No one knows - and no one is currently planning to find out.
A 2007 AARP study found that HECM borrowers were very satisfied with their loans within the
first three years.
But a 2007 HUD report discovered that HECM borrowers were paying back their loans within
six to seven years - way earlier than anyone had predicted, and only about half the average borrower's remaining life expectancy.
So if borrowers were that highly satisfied with their loans within the first three years, why were they then ending these loans just a few years later, especially when doing
so typically
required them to sell their homes and move?
o Hadn't they taken out these loans
so they could remain living in their
homes for a longer time?
o Or had they always intended
to sell and move so soon?
o If they made the decision to
move more recently, what
made them change their plans?
Are borrowers ending their HECMs because
of factors unrelated to their loans?
For example, declining health,
disability, death of a spouse, moving
closer to family, to a better climate,
or to obtain relief from household
chores and maintenance?
Or is longer-term experience with these loans
causing borrowers to terminate them?
For example, are they only becoming
fully aware of the magnitude of their
increasing debt, rising loan costs, and
declining equity after an initial "honey-
moon" period?
Evaluating the HECM Program
The HECM program was initially created on
the statutory premise that it would "reduc[e]
the effect of economic hardship . . . at a time
of reduced income." Now - 20 years after the program began - we still don't know the degree
to which it is meeting this Congressional goal.
Specifically, we don't know how many former HECM borrowers see these loans as a positive financial tool that helped them through
a time of financial distress, and left them with enough equity to meet their ongoing needs.
And on the other hand, we don't know how many HECM borrowers spent a lot of their equity in their 60s to mid-70s, only to regret such spending after they had paid back their loans, and then found themselves needing their already-spent equity
in their later 70s or 80s.
Surveying Former Borrowers
A survey of former borrowers would begin to provide some insight into the most important consequences of the HECM program, including
o its impact on the long-term
financial interests of borrowers;
o its utility in dealing with later-life
needs such as long-term care;
o how borrowers retrospectively
assess the costs versus the
benefits of their loans; and
o the financial situation and
restrospective satisfaction
of former borrowers.
This research would also provide guidance
for improving consumer information, HECM counseling, consumer safeguards, and
program design.
But for its findings to be credible, this research must be independent and substantial. It must be designed, administered, and reported indepen-dent of industry interests, and it must be based on a substantial sample of former borrowers. Without such a sample, the survey's results could
o be highly unrepresentative, and as a result,
o inaccurately attribute loan terminations
to characteristics of the borrower, the
loan, or the lending process.
Anyone Interested?
But no one currently appears to be interested
in finding answers to the single most important unanswered question about reverse mortgages.
o Following its 2007 survey, AARP developed
a survey instrument and drew a sample
focusing exclusively on former HECM
borrowers.

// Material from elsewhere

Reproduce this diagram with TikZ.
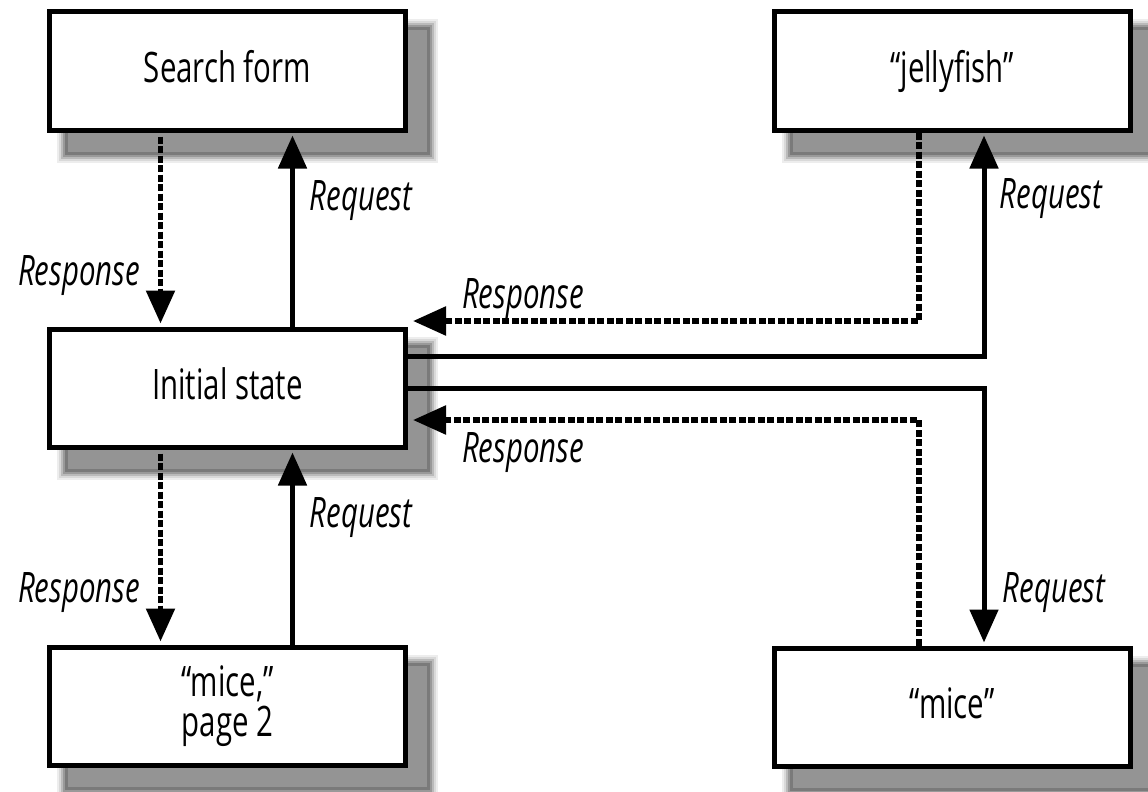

But this planned research was
never carried out, and AARP is not currently
planning to complete it.
o A currently planned HUD study of HECM
borrowers is overwhelmingly slanted to
current borrowers, with only a very small
sub-sample of former borrowers.
o No federal regulatory agency or
independent research organization is
currently planning to address this issue.
So the prospects of answering the single most important unanswered question about reverse mortgages are not good at present.